- [What you need to do] Copy the material that follows word for word and omit its pictures.

- [Given data]
────────

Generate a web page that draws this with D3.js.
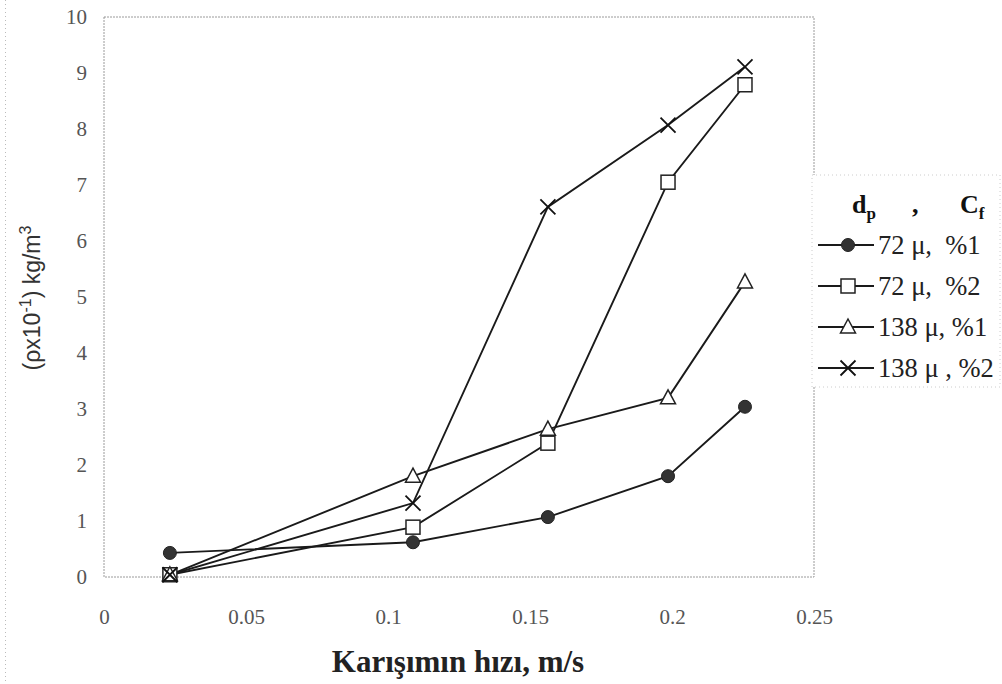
<!DOCTYPE html>
<html>
<head>
<meta charset="utf-8">
<script src="https://cdn.jsdelivr.net/npm/d3@7"></script>
<style>
  html, body { margin: 0; padding: 0; background: #fff; }
  svg { display: block; }
  .serif { font-family: "Liberation Serif", "Times New Roman", "DejaVu Serif", serif; }
  .sans { font-family: "Liberation Sans", Arial, "DejaVu Sans", sans-serif; }
</style>
</head>
<body>
<svg id="chart" width="1002" height="684"></svg>
<script>
// Mixture velocity (m/s) at each measuring point
const velocity = [0.0232, 0.1088, 0.1563, 0.1986, 0.2257];

// Density readings (ρ x 10^-1, kg/m^3) per particle size / concentration
const d72c1  = [0.43, 0.62, 1.07, 1.80, 3.04];
const d72c2  = [0.04, 0.89, 2.39, 7.05, 8.79];
const d138c1 = [0.04, 1.80, 2.64, 3.20, 5.27];
const d138c2 = [0.04, 1.32, 6.61, 8.07, 9.11];

const seriesNames = ["72 μ,  %1", "72 μ,  %2", "138 μ, %1", "138 μ , %2"];
const seriesMarkers = ["circle", "square", "triangle", "cross"];

const xTicks = [0, 0.05, 0.1, 0.15, 0.2, 0.25];
const yTicks = [0, 1, 2, 3, 4, 5, 6, 7, 8, 9, 10];

const series = [d72c1, d72c2, d138c1, d138c2].map((vals, i) => ({
  name: seriesNames[i],
  marker: seriesMarkers[i],
  points: vals.map((v, j) => ({ x: velocity[j], y: v }))
}));

const svg = d3.select("#chart");
const plot = { left: 104, right: 814, top: 17, bottom: 577 };

const x = d3.scaleLinear().domain([0, 0.25]).range([plot.left, plot.right]);
const y = d3.scaleLinear().domain([0, 10]).range([plot.bottom, plot.top]);

// faint page frame on the left
svg.append("line")
  .attr("x1", 5.5).attr("x2", 5.5).attr("y1", 0).attr("y2", 684)
  .attr("stroke", "#bbb").attr("stroke-dasharray", "1,3");

// plot area frame
svg.append("rect")
  .attr("x", plot.left).attr("y", plot.top)
  .attr("width", plot.right - plot.left).attr("height", plot.bottom - plot.top)
  .attr("fill", "none").attr("stroke", "#9a9a9a").attr("stroke-width", 1)
  .attr("stroke-dasharray", "2,1");

// axes (tick labels only, serif)
const xAxis = d3.axisBottom(x).tickValues(xTicks).tickSize(0).tickPadding(0)
  .tickFormat(d => d === 0 ? "0" : String(d));
const gx = svg.append("g").attr("transform", `translate(0,${plot.bottom})`).call(xAxis)
  .attr("font-family", null).attr("font-size", null);
gx.select(".domain").remove();
gx.selectAll("text")
  .attr("class", "serif")
  .attr("y", 47).attr("dy", 0)
  .style("font-size", "21px").attr("fill", "#555");

const yAxis = d3.axisLeft(y).tickValues(yTicks).tickSize(0).tickPadding(0);
const gy = svg.append("g").attr("transform", `translate(${plot.left},0)`).call(yAxis)
  .attr("font-family", null).attr("font-size", null);
gy.select(".domain").remove();
gy.selectAll("text")
  .attr("class", "serif")
  .attr("x", -17).attr("dy", "0.32em")
  .style("font-size", "21px").attr("fill", "#555");

// axis titles
svg.append("text")
  .attr("class", "serif")
  .attr("x", 458).attr("y", 672)
  .attr("text-anchor", "middle")
  .style("font-size", "31px").style("font-weight", "bold")
  .attr("fill", "#222")
  .text("Karışımın hızı, m/s");

const yTitle = svg.append("text")
  .attr("class", "sans")
  .attr("transform", "translate(40,298) rotate(-90)")
  .attr("text-anchor", "middle")
  .style("font-size", "23px").attr("fill", "#333");
yTitle.append("tspan").text("(ρx10");
yTitle.append("tspan").attr("dy", -9).style("font-size", "16px").text("-1");
yTitle.append("tspan").attr("dy", 9).text(") kg/m");
yTitle.append("tspan").attr("dy", -9).style("font-size", "16px").text("3");

// marker drawing
function drawMarker(g, type, cx, cy) {
  if (type === "circle") {
    g.append("circle").attr("cx", cx).attr("cy", cy).attr("r", 6.5)
      .attr("fill", "#333").attr("stroke", "#222").attr("stroke-width", 1);
  } else if (type === "square") {
    g.append("rect").attr("x", cx - 7).attr("y", cy - 7).attr("width", 14).attr("height", 14)
      .attr("fill", "#fff").attr("stroke", "#222").attr("stroke-width", 1.5);
  } else if (type === "triangle") {
    g.append("path")
      .attr("d", `M${cx},${cy - 8}L${cx + 7.5},${cy + 6}L${cx - 7.5},${cy + 6}Z`)
      .attr("fill", "#fff").attr("stroke", "#222").attr("stroke-width", 1.5);
  } else if (type === "cross") {
    g.append("path")
      .attr("d", `M${cx - 7.5},${cy - 7.5}L${cx + 7.5},${cy + 7.5}M${cx + 7.5},${cy - 7.5}L${cx - 7.5},${cy + 7.5}`)
      .attr("fill", "none").attr("stroke", "#111").attr("stroke-width", 1.8);
  }
}

const line = d3.line().x(d => x(d.x)).y(d => y(d.y));

// series lines first, then markers on top
const linesG = svg.append("g");
series.forEach(s => {
  linesG.append("path").datum(s.points)
    .attr("d", line)
    .attr("fill", "none").attr("stroke", "#1a1a1a").attr("stroke-width", 1.9);
});
const markG = svg.append("g");
series.forEach(s => {
  s.points.forEach(p => drawMarker(markG, s.marker, x(p.x), y(p.y)));
});

// legend
const legend = svg.append("g");
legend.append("rect")
  .attr("x", 812).attr("y", 175).attr("width", 188).attr("height", 212)
  .attr("fill", "#fff").attr("stroke", "#ccc").attr("stroke-width", 1)
  .attr("stroke-dasharray", "1,3");

const head = legend.append("text")
  .attr("class", "serif")
  .attr("y", 213)
  .style("font-size", "26px").style("font-weight", "bold").attr("fill", "#111");
head.append("tspan").attr("x", 852).text("d");
head.append("tspan").attr("dy", 6).style("font-size", "17px").text("p");
head.append("tspan").attr("x", 912).attr("dy", -6).text(",");
head.append("tspan").attr("x", 960).text("C");
head.append("tspan").attr("dy", 6).style("font-size", "17px").text("f");

series.forEach((s, i) => {
  const cy = 245 + i * 41;
  legend.append("line")
    .attr("x1", 818).attr("x2", 874).attr("y1", cy).attr("y2", cy)
    .attr("stroke", "#1a1a1a").attr("stroke-width", 1.9);
  drawMarker(legend, s.marker, 848, cy);
  legend.append("text")
    .attr("class", "serif")
    .attr("x", 878).attr("y", cy).attr("dy", "0.35em")
    .style("font-size", "26.5px").style("white-space", "pre").attr("fill", "#222")
    .text(s.name);
});
</script>
</body>
</html>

────────

- [Result of this task]
Generate a web page that draws this with D3.js.
<!DOCTYPE html>
<html>
<head>
<meta charset="utf-8">
<script src="https://cdn.jsdelivr.net/npm/d3@7"></script>
<style>
  html, body { margin: 0; padding: 0; background: #fff; }
  svg { display: block; }
  .serif { font-family: "Liberation Serif", "Times New Roman", "DejaVu Serif", serif; }
  .sans { font-family: "Liberation Sans", Arial, "DejaVu Sans", sans-serif; }
</style>
</head>
<body>
<svg id="chart" width="1002" height="684"></svg>
<script>
// Mixture velocity (m/s) at each measuring point
const velocity = [0.0232, 0.1088, 0.1563, 0.1986, 0.2257];

// Density readings (ρ x 10^-1, kg/m^3) per particle size / concentration
const d72c1  = [0.43, 0.62, 1.07, 1.80, 3.04];
const d72c2  = [0.04, 0.89, 2.39, 7.05, 8.79];
const d138c1 = [0.04, 1.80, 2.64, 3.20, 5.27];
const d138c2 = [0.04, 1.32, 6.61, 8.07, 9.11];

const seriesNames = ["72 μ,  %1", "72 μ,  %2", "138 μ, %1", "138 μ , %2"];
const seriesMarkers = ["circle", "square", "triangle", "cross"];

const xTicks = [0, 0.05, 0.1, 0.15, 0.2, 0.25];
const yTicks = [0, 1, 2, 3, 4, 5, 6, 7, 8, 9, 10];

const series = [d72c1, d72c2, d138c1, d138c2].map((vals, i) => ({
  name: seriesNames[i],
  marker: seriesMarkers[i],
  points: vals.map((v, j) => ({ x: velocity[j], y: v }))
}));

const svg = d3.select("#chart");
const plot = { left: 104, right: 814, top: 17, bottom: 577 };

const x = d3.scaleLinear().domain([0, 0.25]).range([plot.left, plot.right]);
const y = d3.scaleLinear().domain([0, 10]).range([plot.bottom, plot.top]);

// faint page frame on the left
svg.append("line")
  .attr("x1", 5.5).attr("x2", 5.5).attr("y1", 0).attr("y2", 684)
  .attr("stroke", "#bbb").attr("stroke-dasharray", "1,3");

// plot area frame
svg.append("rect")
  .attr("x", plot.left).attr("y", plot.top)
  .attr("width", plot.right - plot.left).attr("height", plot.bottom - plot.top)
  .attr("fill", "none").attr("stroke", "#9a9a9a").attr("stroke-width", 1)
  .attr("stroke-dasharray", "2,1");

// axes (tick labels only, serif)
const xAxis = d3.axisBottom(x).tickValues(xTicks).tickSize(0).tickPadding(0)
  .tickFormat(d => d === 0 ? "0" : String(d));
const gx = svg.append("g").attr("transform", `translate(0,${plot.bottom})`).call(xAxis)
  .attr("font-family", null).attr("font-size", null);
gx.select(".domain").remove();
gx.selectAll("text")
  .attr("class", "serif")
  .attr("y", 47).attr("dy", 0)
  .style("font-size", "21px").attr("fill", "#555");

const yAxis = d3.axisLeft(y).tickValues(yTicks).tickSize(0).tickPadding(0);
const gy = svg.append("g").attr("transform", `translate(${plot.left},0)`).call(yAxis)
  .attr("font-family", null).attr("font-size", null);
gy.select(".domain").remove();
gy.selectAll("text")
  .attr("class", "serif")
  .attr("x", -17).attr("dy", "0.32em")
  .style("font-size", "21px").attr("fill", "#555");

// axis titles
svg.append("text")
  .attr("class", "serif")
  .attr("x", 458).attr("y", 672)
  .attr("text-anchor", "middle")
  .style("font-size", "31px").style("font-weight", "bold")
  .attr("fill", "#222")
  .text("Karışımın hızı, m/s");

const yTitle = svg.append("text")
  .attr("class", "sans")
  .attr("transform", "translate(40,298) rotate(-90)")
  .attr("text-anchor", "middle")
  .style("font-size", "23px").attr("fill", "#333");
yTitle.append("tspan").text("(ρx10");
yTitle.append("tspan").attr("dy", -9).style("font-size", "16px").text("-1");
yTitle.append("tspan").attr("dy", 9).text(") kg/m");
yTitle.append("tspan").attr("dy", -9).style("font-size", "16px").text("3");

// marker drawing
function drawMarker(g, type, cx, cy) {
  if (type === "circle") {
    g.append("circle").attr("cx", cx).attr("cy", cy).attr("r", 6.5)
      .attr("fill", "#333").attr("stroke", "#222").attr("stroke-width", 1);
  } else if (type === "square") {
    g.append("rect").attr("x", cx - 7).attr("y", cy - 7).attr("width", 14).attr("height", 14)
      .attr("fill", "#fff").attr("stroke", "#222").attr("stroke-width", 1.5);
  } else if (type === "triangle") {
    g.append("path")
      .attr("d", `M${cx},${cy - 8}L${cx + 7.5},${cy + 6}L${cx - 7.5},${cy + 6}Z`)
      .attr("fill", "#fff").attr("stroke", "#222").attr("stroke-width", 1.5);
  } else if (type === "cross") {
    g.append("path")
      .attr("d", `M${cx - 7.5},${cy - 7.5}L${cx + 7.5},${cy + 7.5}M${cx + 7.5},${cy - 7.5}L${cx - 7.5},${cy + 7.5}`)
      .attr("fill", "none").attr("stroke", "#111").attr("stroke-width", 1.8);
  }
}

const line = d3.line().x(d => x(d.x)).y(d => y(d.y));

// series lines first, then markers on top
const linesG = svg.append("g");
series.forEach(s => {
  linesG.append("path").datum(s.points)
    .attr("d", line)
    .attr("fill", "none").attr("stroke", "#1a1a1a").attr("stroke-width", 1.9);
});
const markG = svg.append("g");
series.forEach(s => {
  s.points.forEach(p => drawMarker(markG, s.marker, x(p.x), y(p.y)));
});

// legend
const legend = svg.append("g");
legend.append("rect")
  .attr("x", 812).attr("y", 175).attr("width", 188).attr("height", 212)
  .attr("fill", "#fff").attr("stroke", "#ccc").attr("stroke-width", 1)
  .attr("stroke-dasharray", "1,3");

const head = legend.append("text")
  .attr("class", "serif")
  .attr("y", 213)
  .style("font-size", "26px").style("font-weight", "bold").attr("fill", "#111");
head.append("tspan").attr("x", 852).text("d");
head.append("tspan").attr("dy", 6).style("font-size", "17px").text("p");
head.append("tspan").attr("x", 912).attr("dy", -6).text(",");
head.append("tspan").attr("x", 960).text("C");
head.append("tspan").attr("dy", 6).style("font-size", "17px").text("f");

series.forEach((s, i) => {
  const cy = 245 + i * 41;
  legend.append("line")
    .attr("x1", 818).attr("x2", 874).attr("y1", cy).attr("y2", cy)
    .attr("stroke", "#1a1a1a").attr("stroke-width", 1.9);
  drawMarker(legend, s.marker, 848, cy);
  legend.append("text")
    .attr("class", "serif")
    .attr("x", 878).attr("y", cy).attr("dy", "0.35em")
    .style("font-size", "26.5px").style("white-space", "pre").attr("fill", "#222")
    .text(s.name);
});
</script>
</body>
</html>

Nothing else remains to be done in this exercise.